To avoid this, track your 'Saved Rate' vs. 'Long-term Retention.' If people you save with a discount churn again within 30 days, your save offer isn't solving the problem; it's just masking it. You should focus on Customer Lifetime Value (LTV), which is the total revenue a business can expect from a single customer account throughout the business relationship. A save offer should be an investment in LTV, not a short-term spike in monthly recurring revenue (MRR).
Another common mistake is ignoring the 'passive churn' caused by failed payments. In the UK, with the rise of open banking and changing card regulations, many subscriptions fail not because the user wants to leave, but because their card expired. Implement a 'dunning' process-automated emails that ask users to update their payment details-before you assume they want to cancel. Combine this with a small extension (e.g., 'We've given you 7 extra days of service while you update your card') to create a positive experience.
Measuring Success and Iterating
You cannot improve what you don't measure. To know if your retention tactics are working, you need to track a few specific metrics. First is the Save Rate: the percentage of users who start the cancellation process but end up staying. Second is the Churn Rate: the percentage of your total subscriber base that leaves every month.
But the most important metric is the Recovery Rate: how many people who actually cancelled come back within 90 days? This is where win-back campaigns come into play. If a user rejects your save offer and cancels, they are now a lead for your win-back sequence. A simple email three months later saying, 'We've added [New Feature] since you left, want to come back for 14 days free?' often works better than any discount offered at the moment of anger.
What is the most effective save offer for UK customers?
While it depends on the product, 'Loyalty Credits' and tiered discounts (e.g., 20% off for 3 months) tend to perform better than permanent price cuts. UK consumers respond well to feeling like they are being rewarded for their tenure rather than just receiving a generic discount.
Should I allow users to pause their subscription indefinitely?
No. Indefinite pauses create 'ghost users' and complicate your financial forecasting. Limit pauses to a maximum of 90 days. This encourages the user to return to the product and ensures you can eventually either reactivate them or clear them from your active user list.
How do I prevent 'discount hunters' from gaming my save offers?
Implement a cooldown period. If a user has received a save offer in the last 6 months, do not offer another one. Instead, offer a subscription pause or a plan downgrade. This ensures that discounts are used for genuine retention, not as a tool for users to lower their monthly bill.
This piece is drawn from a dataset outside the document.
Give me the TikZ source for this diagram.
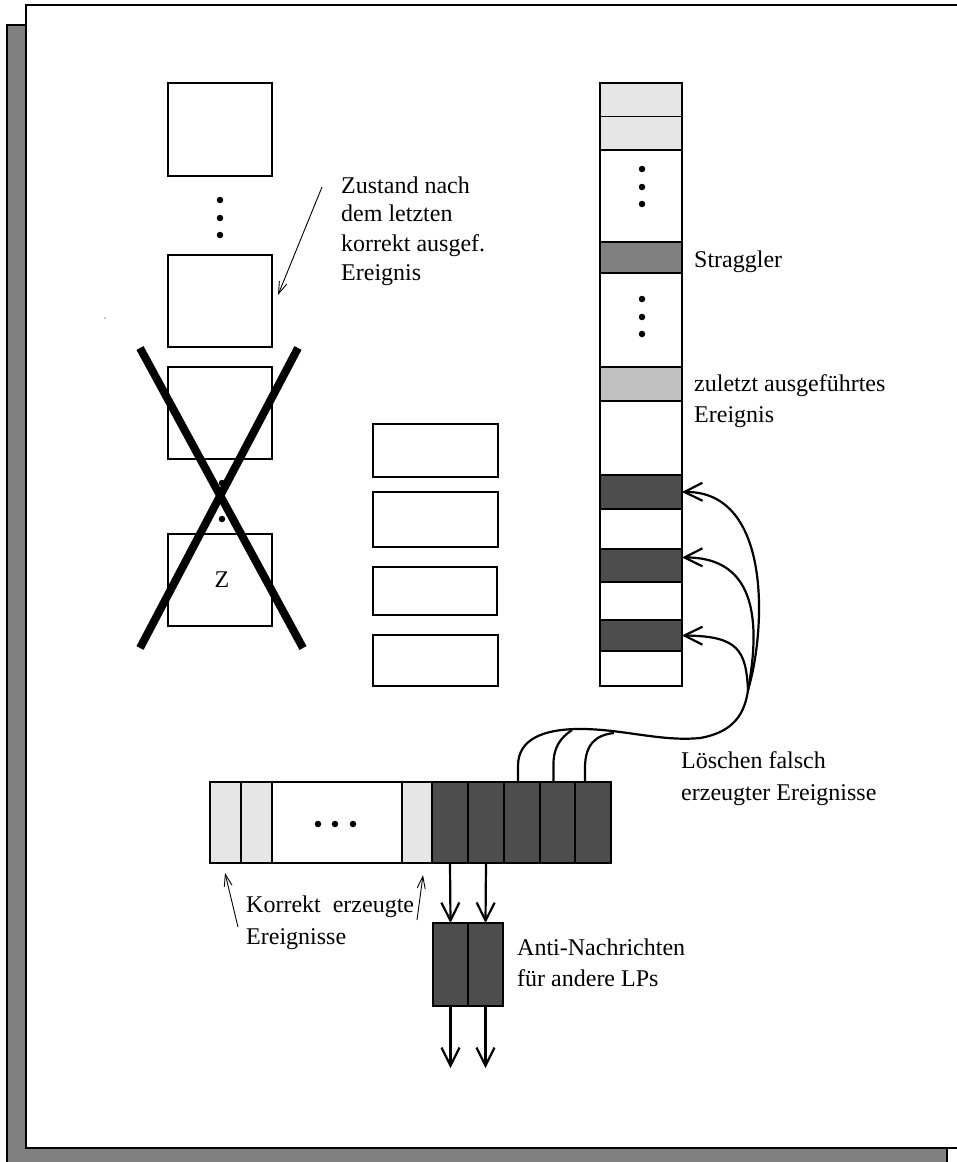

When is the best time to offer a free extension?
Extensions are most effective when the user cites 'lack of time' or 'technical frustration' as their reason for leaving. By giving them more time or a window to get support, you remove the immediate friction and give them a chance to experience the product's full value.
Does a complex cancellation flow hurt my brand?
Yes, if it feels like a trap. The key is to be helpful, not obstructive. A flow that asks for feedback and offers a tailored solution (like a pause) is seen as helpful. A flow that hides the 'confirm' button or requires a phone call to cancel will lead to negative reviews and potential regulatory scrutiny under UK consumer protection guidelines.
Next Steps for Implementation
If you're just starting with retention tactics, don't try to build a complex AI-driven flow overnight. Start with a simple 'Why are you leaving?' survey. Once you have data on the top three reasons for churn, build a specific intervention for each. For example, if 50% of people say it's too expensive, launch your save offers first. If 30% say they are just busy, implement the pause feature next. Test your offers in small batches (A/B testing) to see which discount percentage actually keeps people longer without destroying your margins.